Asinine move fueled by either pride or ego. Maybe even both.
Visual aids of exactly how the engine is designed.
Mostly surface-level but still confirmed details on the game’s packet structure.
If you’ve played at high sr before around early 2019, you know cheating was no where near as problematic.
Somehow, shortly after this talk, cheating became quite apparent.
Weird how that works.
To add:
A competent anticheat in todays’ landscape is one that increases the value of cheats for the game. You will never win in this fight as a game developer. But, you don’t need to. You just need to continue the cat and mouse game to make the risk of cheating not worth it to most people.
When your anticheat, usermode or not, is decent enough, it is an invitation to those who know what they’re doing. While anyone with the know-how and time finds joy messing with a game here or there just to see what they can find, the large-scale private cheat providers don’t care unless the game has enough in place to prevent any highschool comp sci student from making cheat sales.
Another common theme with these decently protected games is that they’ve always got low-hanging fruit. Things anyone with the know-how to bypass the checks will find almost instantly. An example being the recent rate-limiting oopsy where cheaters spammed voiceline packets so quickly that it crashed every other player in the lobby.
Sharing technology and engine technology details at GDC is neither pride nor ego. It’s industry standard to share what you’ve learned to help everyone else learn from your experience. It is essentially a teaching experience.
Sharing the details may have accelerated cheat design by a small amount, but it was inevitable anyway. Plenty of online games that have never revealed their source code have been hacked to pieces.
But Overwatch is genuinely sophisticated internally. It does things that very few games do internally, and it did them in 2016.
Finding memoryspace for all entities in the game world is fairly straight forward.

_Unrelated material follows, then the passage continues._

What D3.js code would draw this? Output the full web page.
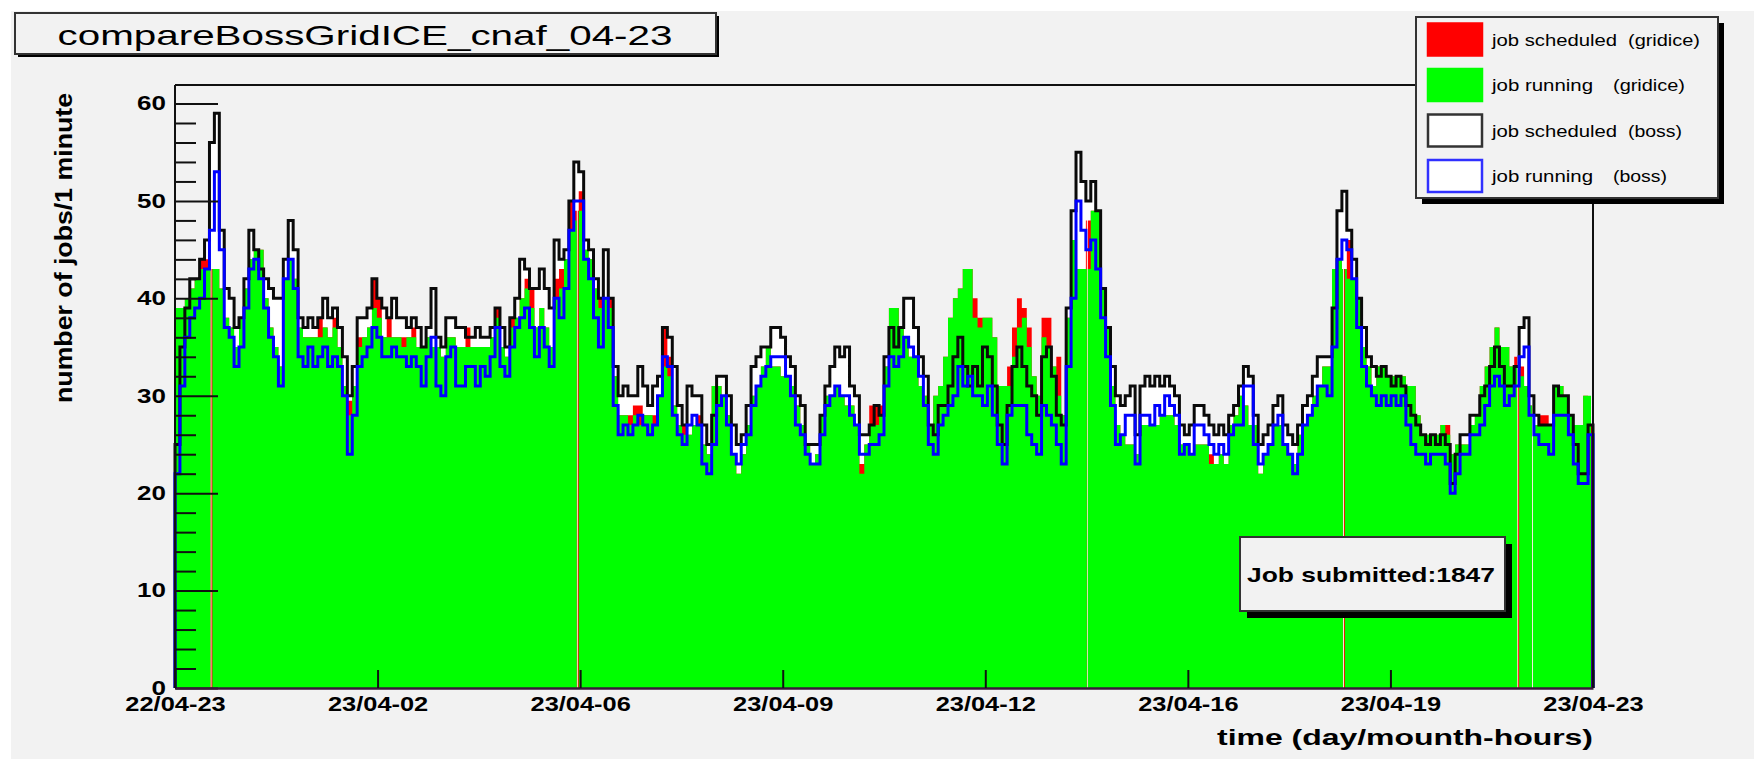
<!DOCTYPE html>
<html>
<head>
<meta charset="utf-8">
<script src="https://cdn.jsdelivr.net/npm/d3@7"></script>
<style>
  html, body { margin: 0; padding: 0; background: #ffffff; }
  svg { display: block; }
  text { font-family: "Liberation Sans", Arial, Helvetica, sans-serif; fill: #000; }
</style>
</head>
<body>
<svg id="chart" width="1754" height="759"></svg>
<script>
// ---- data: 5-minute bins over 24 h, starting 22/04 23:00 ----
const binMinutes = 5;

const runningGridice = [
  39,39,40,41,42,43,43,43,43,41,38,37,35,38,41,44,45,45,40,37,35,33,42,44,42,37,36,36,36,36,37,36,37,35,31,28,31,35,36,37,39,38,36,36,36,36,35,36,
  36,35,35,36,35,35,34,36,36,35,35,35,35,35,35,35,36,38,35,34,37,38,40,41,39,37,39,37,35,40,41,44,47,48,49,45,44,41,39,40,39,32,28,28,27,28,27,28,28,
  27,30,33,32,29,27,26,26,27,27,25,24,31,31,30,28,24,22,24,27,30,31,33,35,33,33,32,32,31,29,27,25,23,24,28,30,30,31,30,29,29,27,22,25,27,27,28,33,39,
  39,37,36,34,34,31,30,27,30,31,34,38,40,41,43,43,38,37,38,38,36,31,31,31,34,37,38,35,32,30,36,35,33,30,28,38,46,43,43,43,49,49,41,37,31,27,26,25,25,
  24,27,27,27,27,28,28,28,27,25,25,24,25,25,25,23,23,24,23,27,28,30,29,27,27,22,24,25,27,27,25,24,23,26,27,28,30,31,33,33,43,44,43,42,42,40,35,33,31,
  33,33,32,32,32,32,31,31,28,26,26,26,26,27,26,24,25,25,25,27,28,31,33,35,37,35,35,33,33,32,31,29,27,27,27,27,31,31,30,28,27,27,30,30
];
const scheduledGridice = [
  39,39,40,41,42,44,44,43,43,41,38,37,35,38,41,44,45,45,40,37,35,33,42,44,42,37,36,36,36,38,37,36,38,35,31,29.5,31,36,36,37,42,40,36,38,36,36,36,36,
  37,35,35,36,35,35,34,36,36,35,35,37,35,35,35,35,36,39,35,34,38,38,40,42,41,37,39,37,35,42,43,44,50,49,51,45,44,41,40,40,40,32,28,28,28,29,29,28,28,
  28,30,37,34,29,27,27,26,27,28,25,24,31,31,30,28,24,22,24,27,30,31,33,35,33,33,32,32,31,29,27,25,23,24,28,30,30,31,30,29,29,27,23,25,29,29,29,33,39,
  39,37,36,34,34,31,30,27,30,31,34,38,40,41,43,43,40,38,38,38,36,31,31,33,37,40,39,37,32,30,38,38,33,34,28,38,46,43,43,48,49,49,41,37,31,27,26,25,25,
  24,27,27,27,27,28,28,28,27,25,25,24,25,25,25,24,23,24,23,27,28,30,29,27,27,22,24,25,27,27,25,24,23,26,27,28,30,31,33,33,43,44,43,46,42,40,35,33,31,
  33,33,32,32,32,32,31,31,28,26,26,26,26,27,27,24,25,25,25,27,28,31,33,35,37,35,35,33,34,33,31,29,27,28,28,27,31,31,30,28,27,27,30,27
];
const scheduledBoss = [
  25,35,39,42,42,44,46,56,59,47,41,40,37,38,42,47,45,43,42,41,40,40,44,48,45,38,37,38,37,38,40,38,39,37,34,30,33,38,38,39,42,40,39,38,40,38,38,37,
  38,37,35,37,41,36,35,38,38,37,37,36,36,37,36,36,37,39,37,35,38,40,44,43,41,41,43,41,39,46,44,45,50,54,53,46,45,42,40,45,40,33,30,31,30,30,33,31,29,
  31,32,37,36,33,29,27,31,30,30,27,25,28,32,32,30,27,25,26,29,33,34,35,35,37,37,36,34,33,30,29,25,25,25,28,31,33,35,34,35,31,30,26,26,27,29,28,34,37,
  35,37,40,40,37,34,32,27,26,29,29,31,34,36,33,31,33,31,35,34,31,27,25,29,33,35,33,31,30,28,34,35,32,28,27,39,49,55,52,50,52,49,41,37,33,30,29,30,31,
  26,31,32,31,32,31,32,31,30,27,26,27,29,29,28,27,26,27,26,28,29,31,33,32,28,25,26,27,29,30,27,26,25,27,29,30,32,34,34,34,39,49,51,47,44,40,37,34,33,
  32,33,32,31,32,31,29,28,27,26,25,26,25,26,25,21,24,26,26,28,28,30,31,33,35,33,31,31,33,37,38,30,28,27,27,27,31,30,30,28,25,22,22,27
];
const runningBoss = [
  22,31,36,38,39,40,43,47,53,45,37,36,33,35,39,43,44,42,39,36,34,31,42,44,41,34,33,35,33,34,35,33,34,33,30,24,28,33,34,35,37,36,34,34,35,34,34,33,
  34,33,31,34,36,31,30,34,35,31,31,33,33,31,33,32,34,37,33,32,35,37,38,39,37,34,37,35,33,40,38,41,47,50,50,44,42,38,35,40,37,29,26,27,26,27,28,27,26,
  27,30,34,33,28,26,25,27,28,27,23,22,25,29,30,27,24,23,25,26,29,31,32,33,34,34,34,32,30,27,26,24,23,23,26,29,30,31,30,30,28,27,24,24,25,25,26,31,34,
  33,34,36,35,34,32,29,25,24,27,28,29,30,33,31,32,30,30,29,31,28,25,23,28,29,29,29,26,25,24,29,28,27,25,23,33,40,50,47,45,46,43,38,34,29,25,26,28,28,
  23,28,28,27,29,28,30,29,28,24,25,24,27,27,26,25,24,25,24,26,27,27,31,31,25,23,24,25,27,28,25,24,22,24,27,28,29,31,31,30,35,44,46,45,42,37,33,31,30,
  29,30,29,30,29,30,27,25,24,24,23,24,24,24,23,20,22,24,24,26,26,27,29,31,32,31,29,30,31,34,35,28,26,25,25,24,28,28,28,26,23,21,21,26
];

// minutes in which gridice reported nothing at all
const gridiceDropouts = [36, 408, 926, 1186, 1363, 1378];
// minutes in which gridice reported no running jobs (scheduled still counted)
const runningDropouts = [37, 409, 1187, 1364, 1438, 1439];

const timeLabels = ["22/04-23", "23/04-02", "23/04-06", "23/04-09", "23/04-12", "23/04-16", "23/04-19", "23/04-23"];
const legendEntries = [
  { name: "job scheduled", source: "(gridice)", fill: "#ff0000", stroke: "#ff0000" },
  { name: "job running",   source: "(gridice)", fill: "#00ff00", stroke: "#00ff00" },
  { name: "job scheduled", source: "(boss)",    fill: "#ffffff", stroke: "#333333" },
  { name: "job running",   source: "(boss)",    fill: "#ffffff", stroke: "#3030ff" }
];
const titleText = "compareBossGridICE_cnaf_04-23";
const submittedJobs = 1847;

// ---- layout ----
const W = 1754, H = 759;
const frame = { left: 175, right: 1593, top: 85, bottom: 688 };
const totalMinutes = 24 * 60;
const yMax = 61.9;

const svg = d3.select("#chart");

// stretch text horizontally to a given factor of its natural width
function stretch(sel, factor) {
  sel.each(function () {
    const len = this.getComputedTextLength();
    this.setAttribute("textLength", (len * factor).toFixed(1));
    this.setAttribute("lengthAdjust", "spacingAndGlyphs");
  });
}

// canvas
svg.append("rect").attr("x", 0).attr("y", 0).attr("width", W).attr("height", H).attr("fill", "#ffffff");
svg.append("rect").attr("x", 11).attr("y", 11).attr("width", W - 11).attr("height", H - 11).attr("fill", "#f2f2f2");

const x = d3.scaleLinear().domain([0, totalMinutes]).range([frame.left, frame.right]);
const y = d3.scaleLinear().domain([0, yMax]).range([frame.bottom, frame.top]);

// expand 5-minute bins to per-minute counts, applying the dropouts
function perMinute(bins, zeroMinutes) {
  const zero = new Set(zeroMinutes);
  const out = [];
  for (let m = 0; m < totalMinutes; m++) {
    out.push(zero.has(m) ? 0 : bins[Math.floor(m / binMinutes)]);
  }
  return out;
}
const gRun = perMinute(runningGridice, runningDropouts.concat(gridiceDropouts));
const gSch = perMinute(scheduledGridice, gridiceDropouts);
const bSch = perMinute(scheduledBoss, []);
const bRun = perMinute(runningBoss, []);

function stepPoints(vals) {
  const pts = vals.map((v, i) => [i, v]);
  pts.push([vals.length, vals[vals.length - 1]]);
  return pts;
}
const area = d3.area().curve(d3.curveStepAfter)
  .x(d => x(d[0])).y0(y(0)).y1(d => y(d[1]));
const outline = d3.line().curve(d3.curveStepAfter)
  .x(d => x(d[0])).y(d => y(d[1]));

function outlinePoints(vals) {
  const pts = [[0, 0]].concat(stepPoints(vals));
  pts.push([vals.length, 0]);
  return pts;
}

const plot = svg.append("g");
plot.append("path").attr("d", area(stepPoints(bSch))).attr("fill", "#ffffff");
plot.append("path").attr("d", area(stepPoints(bRun))).attr("fill", "#ffffff");
plot.append("path").attr("d", area(stepPoints(gSch))).attr("fill", "#ff0000");
plot.append("path").attr("d", area(stepPoints(gRun))).attr("fill", "#00ff00");
plot.append("path").attr("d", outline(outlinePoints(bSch)))
  .attr("fill", "none").attr("stroke", "#0a0a0a").attr("stroke-width", 3);
plot.append("path").attr("d", outline(outlinePoints(bRun)))
  .attr("fill", "none").attr("stroke", "#0000ff").attr("stroke-width", 3);

// frame
svg.append("path")
  .attr("d", `M${frame.left},${frame.top}H${frame.right}V${frame.bottom}`)
  .attr("fill", "none").attr("stroke", "#111").attr("stroke-width", 2);

// y axis: major ticks every 10, minor every 2, drawn inward
const yMajor = d3.range(0, 61, 10);
const yMinor = d3.range(0, 61, 2).filter(v => v % 10 !== 0);
const yAxisMinor = svg.append("g").attr("transform", `translate(${frame.left},0)`)
  .call(d3.axisLeft(y).tickValues(yMinor).tickSizeInner(-21).tickSizeOuter(0).tickFormat(""));
yAxisMinor.select(".domain").remove();
yAxisMinor.selectAll("line").attr("stroke", "#111").attr("stroke-width", 2);

const yAxis = svg.append("g").attr("transform", `translate(${frame.left},0)`)
  .call(d3.axisLeft(y).tickValues(yMajor).tickSizeInner(-43).tickSizeOuter(0).tickPadding(9).tickFormat(d3.format("d")));
yAxis.select(".domain").attr("d", `M0,${frame.bottom}V${frame.top}`).attr("stroke", "#111").attr("stroke-width", 2);
yAxis.selectAll("line").attr("stroke", "#111").attr("stroke-width", 2);
yAxis.selectAll("text").attr("font-size", 20).attr("font-weight", "bold")
  .attr("font-family", "Liberation Sans, Arial, sans-serif");
stretch(yAxis.selectAll("text"), 1.3);

// x axis
const xTicks = timeLabels.map((_, i) => i * totalMinutes / (timeLabels.length - 1));
const xAxis = svg.append("g").attr("transform", `translate(0,${frame.bottom})`)
  .call(d3.axisBottom(x).tickValues(xTicks).tickSizeInner(-18).tickSizeOuter(0).tickPadding(8)
    .tickFormat((d, i) => timeLabels[i]));
xAxis.select(".domain").attr("stroke", "#3a1a3a").attr("stroke-width", 2.5);
xAxis.selectAll("line").attr("stroke", "#111").attr("stroke-width", 2);
xAxis.selectAll("text").attr("font-size", 21).attr("font-weight", "bold")
  .attr("font-family", "Liberation Sans, Arial, sans-serif");
stretch(xAxis.selectAll("text"), 1.21);

// axis titles
const yTitle = svg.append("text")
  .attr("transform", `translate(72,248) scale(1.15,1) rotate(-90)`)
  .attr("text-anchor", "middle").attr("font-size", 20).attr("font-weight", "bold")
  .text("number of jobs/1 minute");
yTitle.attr("textLength", 310).attr("lengthAdjust", "spacingAndGlyphs");

svg.append("text")
  .attr("x", frame.right).attr("y", 745).attr("text-anchor", "end")
  .attr("font-size", 22).attr("font-weight", "bold")
  .attr("textLength", 376).attr("lengthAdjust", "spacingAndGlyphs")
  .text("time (day/mounth-hours)");

// shadowed box helper
function box(x0, y0, w, h, shadow) {
  const g = svg.append("g");
  g.append("rect").attr("x", x0 + shadow).attr("y", y0 + shadow).attr("width", w).attr("height", h).attr("fill", "#000");
  g.append("rect").attr("x", x0).attr("y", y0).attr("width", w).attr("height", h)
    .attr("fill", "#f2f2f2").attr("stroke", "#333").attr("stroke-width", 2);
  return g;
}

// title
const tBox = box(15, 13, 701, 41, 3);
tBox.append("text").attr("x", 365).attr("y", 45).attr("text-anchor", "middle")
  .attr("font-size", 28).attr("textLength", 615).attr("lengthAdjust", "spacingAndGlyphs")
  .text(titleText);

// legend
const lg = box(1416, 17, 302, 181, 6);
const rowY = [39.5, 85, 130.5, 176];
legendEntries.forEach((e, i) => {
  const cy = rowY[i];
  lg.append("rect").attr("x", 1428).attr("y", cy - 16).attr("width", 54).attr("height", 32)
    .attr("fill", e.fill).attr("stroke", e.stroke).attr("stroke-width", 2.5);
  const t1 = lg.append("text").attr("x", 1492).attr("y", cy + 6).attr("font-size", 16).text(e.name);
  t1.attr("textLength", e.name === "job scheduled" ? 125 : 101).attr("lengthAdjust", "spacingAndGlyphs");
  const sx = e.name === "job scheduled" ? 1628 : 1613;
  const t2 = lg.append("text").attr("x", sx).attr("y", cy + 6).attr("font-size", 16).text(e.source);
  t2.attr("textLength", e.source === "(gridice)" ? 72 : 54).attr("lengthAdjust", "spacingAndGlyphs");
});

// submitted jobs box
const sBox = box(1240, 537, 265, 74, 7);
sBox.append("text").attr("x", 1371).attr("y", 582).attr("text-anchor", "middle")
  .attr("font-size", 21).attr("font-weight", "bold")
  .attr("textLength", 248).attr("lengthAdjust", "spacingAndGlyphs")
  .text("Job submitted:" + submittedJobs);
</script>
</body>
</html>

Try doing it in Overwatch. Entity list is self encrypting and constantly moving around in memory.
When you have sophisticated internal functionality, it does not mean you can get up on stage at GDC and give the closest thing to a YouTube tutorial on how to break your game because you have full faith in aforementioned sophisticated functionality.
“Sharing things at GDC is neither prod nor ego. It’s industry standard.”
Plenty of successful games that haven’t had major cheating issues shared nothing at GDC ever.
I didn’t say that it didn’t contribute - in fact I even claimed that it likely did in fact accelerate it, so I’m not sure what the faulty logic is that you’re speaking of.
We most definitely don’t agree on the amount of acceleration.
Detailing the engine does more than just showing the internals.
It lets people know that it’s not normal. It’s not what they’re using to seeing when reversing a game and that it will be interesting for them to learn more about. Especially when ECS at the time was a buzzword people were actively looking for large games using ECS to use as a guinea pig.
ECS may not have been widely adopted, but there was plenty of knowledge surrounding how it worked. For most engines it simply isnt feasible to rewrite it from scratch to take advantage of it. Overwatch was in a unique position to do so.
But make no mistake, hack developers are very clever people. They are not typically your average developer. They have a lot of skill disassembling code and understanding how it works.
So when you have a large game that has an abnormal engine structure, large playerbase, and a video detailing exactly how their nuanced engine functions, what did anyone expect?
I’m unsure what you mean - are you referring to the OW devs? They gain very little themselves by sharing details at GDC, so I’m unsure what you mean by fueld by money.
GDC has long been a conference about sharing trials and successes with the rest of the industry. Studios quite frequently share very sensitive information about their engines and algorithms that they’ve spent years developing for the purposes of advancing the entire industry.
I understand how as a player you see this as ego and pride, sharing secrets that can actively harm your experience, but that’s not how they see it. They’re just good people trying to share what they’ve learned. It’s purely academic to them.
To be honest , the fact that they used ECS for such a not so big game …
Ecs is suitable for vast worlds and complex games…
Among other things ecs is supposed to be very efficient cpu wise, but I don’t know how,this game is eating cpu power for lunch.